Libertés individuelles : Le sexe divise les Marocains
Pour ou contre les relations sexuelles hors mariage ? Les Marocains sont divisés...

Les résultats mitigés d’une étude sociale confirment cette dualité de perception des libertés individuelles par les Marocains. Tandis que 80% des sondés jugent que la virginité est synonyme de vertu et de bonne éducation, 50% estiment que les relations sexuelles hors mariage sont une liberté individuelle à respecter.



Alors que le débat à propos des libertés individuelles continue de s’amplifier, une enquête récente menée par la plateforme Menassat révèle les différentes facettes de la perception et la représentation populaire du corps, du sexe et des libertés individuelles en générale.

« Libertés individuelles au Maroc : représentations et pratiques » est en effet l’intitulé de cette nouvelle enquête présentée par le centre de recherches et d’études sociales Menassat, établi à Casablanca. Ainsi 76% des personnes sondées ne nient pas la pratique courante de relations sexuelles hors mariage. Assez répandue mais pas acceptable pour autant si l’on en croit les données de cette étude. En effet, 80% des interrogés jugent que la virginité est garante de bonnes mœurs, de bonne éducation et de religiosité.

« Il y a certaines constantes que les mentalités n’arrivent pas à dépasser malgré l’apparente émancipation sociale. La virginité en est un bon exemple. On a beau prétendre être moderne et ouvert, lorsqu’il s’agit du corps de la femme et de relations sexuelles hors mariage, on s’attache aux mêmes idées et on reste fidèles aux mentalités traditionnelles voir aux préjugés ancestraux », commente Hassan Wahbi, Chercheur Doctorant en Sociologie du genre. D’après ce dernier, cet attachement trans-temporel et trans-générationnel à la virginité est une manière de sauvegarder le contrôle patriarcal sur le corps de la femme. « Trêve de liberté ! L’émancipation de la femme en général est perçue comme un danger, une menace pour les sociétés profondément patriarcales. La virginité n’est en effet qu’un symbole du maintien de cette emprise ancestrale » analyse le chercheur.

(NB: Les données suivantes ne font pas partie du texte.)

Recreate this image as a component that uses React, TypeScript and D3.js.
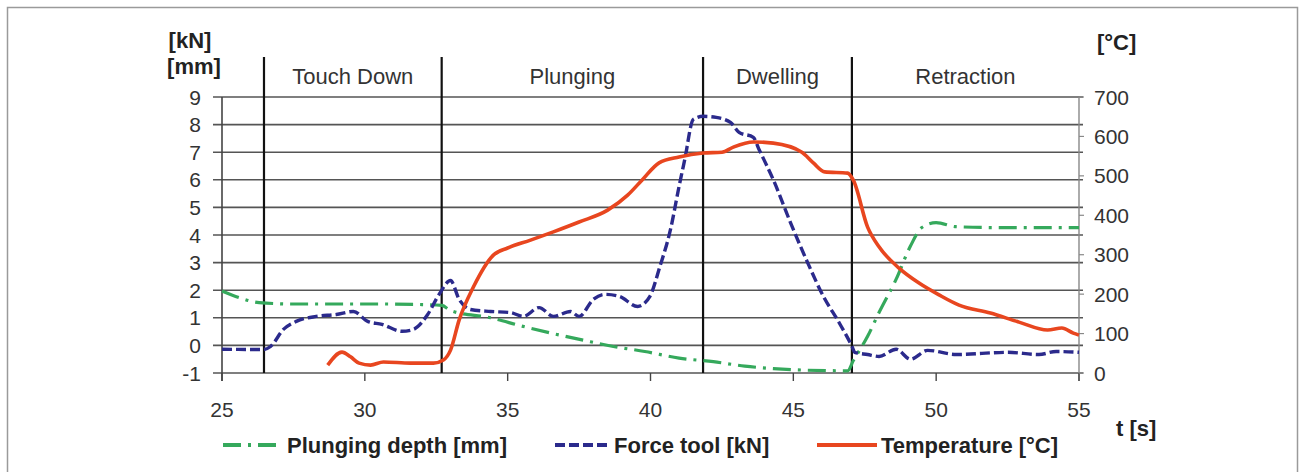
import React from 'react';
import * as d3 from 'd3';

// time axis ticks [s]
const timeTicks = [25, 30, 35, 40, 45, 50, 55];
const leftTicks = [-1, 0, 1, 2, 3, 4, 5, 6, 7, 8, 9];
const rightTicks = [0, 100, 200, 300, 400, 500, 600, 700];

// process phases: start time and label
const phaseStarts = [26.47, 32.69, 41.84, 47.05];
const phaseLabels = ['Touch Down', 'Plunging', 'Dwelling', 'Retraction'];

// Plunging depth [mm]
const depthT = [25, 25.6, 26.3, 27.5, 29, 30.5, 32, 32.7, 33, 34.4, 35.5, 36.5, 37.6, 38.7, 39.8, 41, 42.2, 43.3, 44.3, 45.5, 46.9, 47.1, 47.6, 48, 48.6, 49.1, 49.5, 50, 50.7, 52, 55];
const depthV = [1.97, 1.73, 1.55, 1.5, 1.5, 1.5, 1.48, 1.45, 1.26, 1.0, 0.7, 0.45, 0.2, -0.04, -0.22, -0.46, -0.59, -0.75, -0.84, -0.9, -0.92, -0.55, 0.33, 1.19, 2.4, 3.6, 4.27, 4.45, 4.3, 4.27, 4.27];

// Force tool [kN]
const forceT = [25, 26.45, 26.7, 27.15, 27.6, 28.3, 29, 29.6, 30.1, 30.6, 31.3, 31.7, 32.2, 32.6, 33.0, 33.3, 33.7, 34.4, 35.1, 35.55, 36.1, 36.6, 37.2, 37.5, 38.0, 38.4, 38.9, 39.55, 39.98, 40.33, 40.7, 41.0, 41.2, 41.5, 41.84, 42.3, 42.8, 43.1, 43.6, 43.8, 44.3, 44.9, 45.5, 46.05, 46.6, 47.05, 47.15, 47.6, 48.0, 48.6, 49.1, 49.7, 50.7, 52.5, 53.6, 54.2, 55];
const forceV = [-0.14, -0.15, -0.04, 0.58, 0.87, 1.05, 1.12, 1.23, 0.87, 0.76, 0.51, 0.58, 1.12, 1.85, 2.35, 1.67, 1.3, 1.23, 1.19, 1.05, 1.37, 1.05, 1.23, 1.05, 1.67, 1.85, 1.78, 1.41, 1.78, 2.86, 4.2, 5.76, 6.74, 8.19, 8.3, 8.26, 8.08, 7.72, 7.54, 7.1, 6.0, 4.45, 3.0, 1.78, 0.83, -0.03, -0.25, -0.33, -0.4, -0.14, -0.5, -0.18, -0.33, -0.25, -0.33, -0.22, -0.25];

// Temperature [°C]
const tempT = [28.7, 29.2, 29.5, 29.8, 30.2, 30.65, 31.6, 32.4, 32.75, 33.0, 33.3, 33.8, 34.5, 35.0, 35.8, 36.6, 37.5, 38.5, 39.2, 39.7, 40.3, 41.0, 41.84, 42.5, 42.9, 43.6, 44.3, 45.3, 45.7, 46.1, 46.9, 47.1, 47.6, 48.0, 48.7, 49.4, 50.1, 50.8, 51.9, 52.9, 53.9, 54.4, 54.8, 55];
const tempV = [20, 53, 41, 25, 20, 28, 25, 25, 33, 58, 134, 218, 299, 317, 337, 358, 383, 413, 451, 489, 533, 548, 558, 560, 573, 586, 583, 560, 533, 510, 507, 489, 370, 320, 266, 228, 198, 172, 152, 129, 109, 114, 101, 96];

const legendLabels = ['Plunging depth [mm]', 'Force tool [kN]', 'Temperature [°C]'];

const GREEN = '#35a95c';
const BLUE = '#2b2a8c';
const RED = '#e8461f';
const FONT = 'Liberation Sans, Arial, sans-serif';

const App = () => {
  const width = 1306;
  const height = 472;
  const left = 222;
  const right = 1079;
  const top = 97;
  const bottom = 373;

  const x = d3.scaleLinear().domain([25, 55]).range([left, right]);
  const yL = d3.scaleLinear().domain([-1, 9]).range([bottom, top]);
  const yR = d3.scaleLinear().domain([0, 700]).range([bottom, top]);

  const lineL = d3.line<[number, number]>()
    .x(d => x(d[0]))
    .y(d => yL(d[1]))
    .curve(d3.curveMonotoneX);
  const lineR = d3.line<[number, number]>()
    .x(d => x(d[0]))
    .y(d => yR(d[1]))
    .curve(d3.curveMonotoneX);

  const depth = depthT.map((t, i) => [t, depthV[i]] as [number, number]);
  const force = forceT.map((t, i) => [t, forceV[i]] as [number, number]);
  const temp = tempT.map((t, i) => [t, tempV[i]] as [number, number]);

  const phaseEdges = [...phaseStarts, 55];

  const legendItems = [
    { x: 223, color: GREEN, dash: '18 7 3 7', textX: 287 },
    { x: 555, color: BLUE, dash: '10 4', textX: 614 },
    { x: 817, color: RED, dash: '', textX: 881 },
  ];

  return (
    <svg width={width} height={height} style={{ position: 'absolute', left: 0, top: 0, background: '#fff' }} fontFamily={FONT}>
      {/* frame */}
      <path d={`M7.5,${height} V7.5 H1297.5 V${height}`} fill="none" stroke="#9a9a9a" strokeWidth={1.5} />

      {/* horizontal grid */}
      {leftTicks.map(v => (
        <line key={v} x1={left - 9} x2={right + 4} y1={yL(v)} y2={yL(v)} stroke="#555" strokeWidth={1.6} />
      ))}

      {/* axes */}
      <line x1={left} x2={left} y1={top} y2={bottom + 8} stroke="#444" strokeWidth={1.6} />
      <line x1={right} x2={right} y1={top} y2={bottom + 8} stroke="#888" strokeWidth={1.4} />
      {timeTicks.map(t => (
        <line key={t} x1={x(t)} x2={x(t)} y1={bottom} y2={bottom + 8} stroke="#444" strokeWidth={1.4} />
      ))}
      {rightTicks.map(v => (
        <line key={v} x1={right} x2={right + 5} y1={yR(v)} y2={yR(v)} stroke="#888" strokeWidth={1.2} />
      ))}

      {/* phase separators */}
      {phaseStarts.map(t => (
        <line key={t} x1={x(t)} x2={x(t)} y1={57} y2={bottom} stroke="#111" strokeWidth={2.2} />
      ))}
      {phaseLabels.map((l, i) => (
        <text key={l} x={(x(phaseEdges[i]) + x(phaseEdges[i + 1])) / 2} y={84} textAnchor="middle" fontSize={22} fill="#333">{l}</text>
      ))}

      {/* series */}
      <path d={lineL(depth) || ''} fill="none" stroke={GREEN} strokeWidth={3.2} strokeDasharray="18 7 3 7" />
      <path d={lineL(force) || ''} fill="none" stroke={BLUE} strokeWidth={3.4} strokeDasharray="10 4" />
      <path d={lineR(temp) || ''} fill="none" stroke={RED} strokeWidth={3.6} strokeLinejoin="round" />

      {/* tick labels */}
      {leftTicks.map(v => (
        <text key={v} x={201} y={yL(v)} dy="0.36em" textAnchor="end" fontSize={21} fill="#333">{v}</text>
      ))}
      {rightTicks.map(v => (
        <text key={v} x={1094} y={yR(v)} dy="0.36em" textAnchor="start" fontSize={21} fill="#333">{v}</text>
      ))}
      {timeTicks.map(t => (
        <text key={t} x={x(t)} y={417} textAnchor="middle" fontSize={21} fill="#333">{t}</text>
      ))}

      {/* units */}
      <text x={190} y={48} textAnchor="middle" fontSize={22} fontWeight="bold" fill="#222">[kN]</text>
      <text x={194} y={74} textAnchor="middle" fontSize={22} fontWeight="bold" fill="#222">[mm]</text>
      <text x={1097} y={50} fontSize={22} fontWeight="bold" fill="#222">[°C]</text>
      <text x={1116} y={436} fontSize={22} fontWeight="bold" fill="#222">t [s]</text>

      {/* legend */}
      {legendItems.map((it, i) => (
        <g key={legendLabels[i]}>
          <line x1={it.x} x2={it.textX - 4} y1={445} y2={445} stroke={it.color} strokeWidth={4} strokeDasharray={it.dash || undefined} />
          <text x={it.textX} y={453} fontSize={22} fontWeight="bold" fill="#222">{legendLabels[i]}</text>
        </g>
      ))}
    </svg>
  );
};

export default App;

Des propos que les résultats de l’étude tendent à confirmer. Ainsi près de la moitié des personnes interrogées, qui notons-le sont des femmes et des hommes, estiment que la façon dont les femmes s’habillent n’est pas une liberté individuelle. Si pour la majorité, le port du hijab reste principalement motivé par une conviction religieuse, 38 % des femmes interrogées expliquent ce choix par la volonté d’éviter le harcèlement sexuel dans la rue. « Nous restons toujours dans le même schéma : Le corps de la femme est une « propriété » des autres : du père, des frères parfois même des cousins dans une structure plus tribale, du mari, du fils... La manière de s’habiller, de se montrer et de se comporter ne concerne pas uniquement la femme mais toute la famille et les autres composantes de la société. Nous ne sommes pas très loin de « la tribu » et son emprise malgré les airs modernes qu’affiche notre société. Celles qui osent défier ce contrôle peuvent être brimées et remises à leur place par l’harcèlement, la violence verbale ou physique ou même l’exclusion » explique le Sociologue-Chercheur.

« L’exemple tout récent de la fille de Tanger le confirme. Osant porter une robe courte dans la rue, un jeune se permet de la lui soulever et de filmer son acte de surcroît. Le plus surprenant c’était le grand nombre de personnes qui ont cautionné son comportement et l’ont soutenu en masse sur les réseaux sociaux, en incriminant la jeune fille », commente Wahbi. Ce dernier se focalise dans ses travaux sur les rapports sociaux entre les sexes et les problématiques liées au genre. Les résultats de l’enquête de Menassat vont d’ailleurs dans le même sens en révélant que 50 % des Marocains interrogés se disent favorables à la pénalisation des relations sexuelles hors mariage. Surprenant lorsque l'on apprend que la majorité reconnait la pratique courante du sexe hors mariage dans notre société. Aussi 70 % affirment ignorer le contenu du controversé article 490 du code pénal. Ce même article pénalisant toutes relations sexuelles hors mariage. En revanche, 27,2 % seulement rejettent l’application dudit article impliquant peine de prison et autre amende.

Quant à la question épineuse de l’homosexualité, près des deux tiers des sondés rejettent son affichage dans l’espace public. Ceci alors que 30 % déclarent connaître personnellement des personnes homosexuelles. « Malgré la représentation et l’attitude négative envers la question de l’homosexualité, il existe une relative tolérance comportementale dans les relations avec cette catégorie », soulignent les auteurs de l’étude. Rappelons que cette enquête a été menée sur un échantillon de 1312 personnes, réparties à parts égales entre hommes et femmes, dans les différentes régions du Royaume.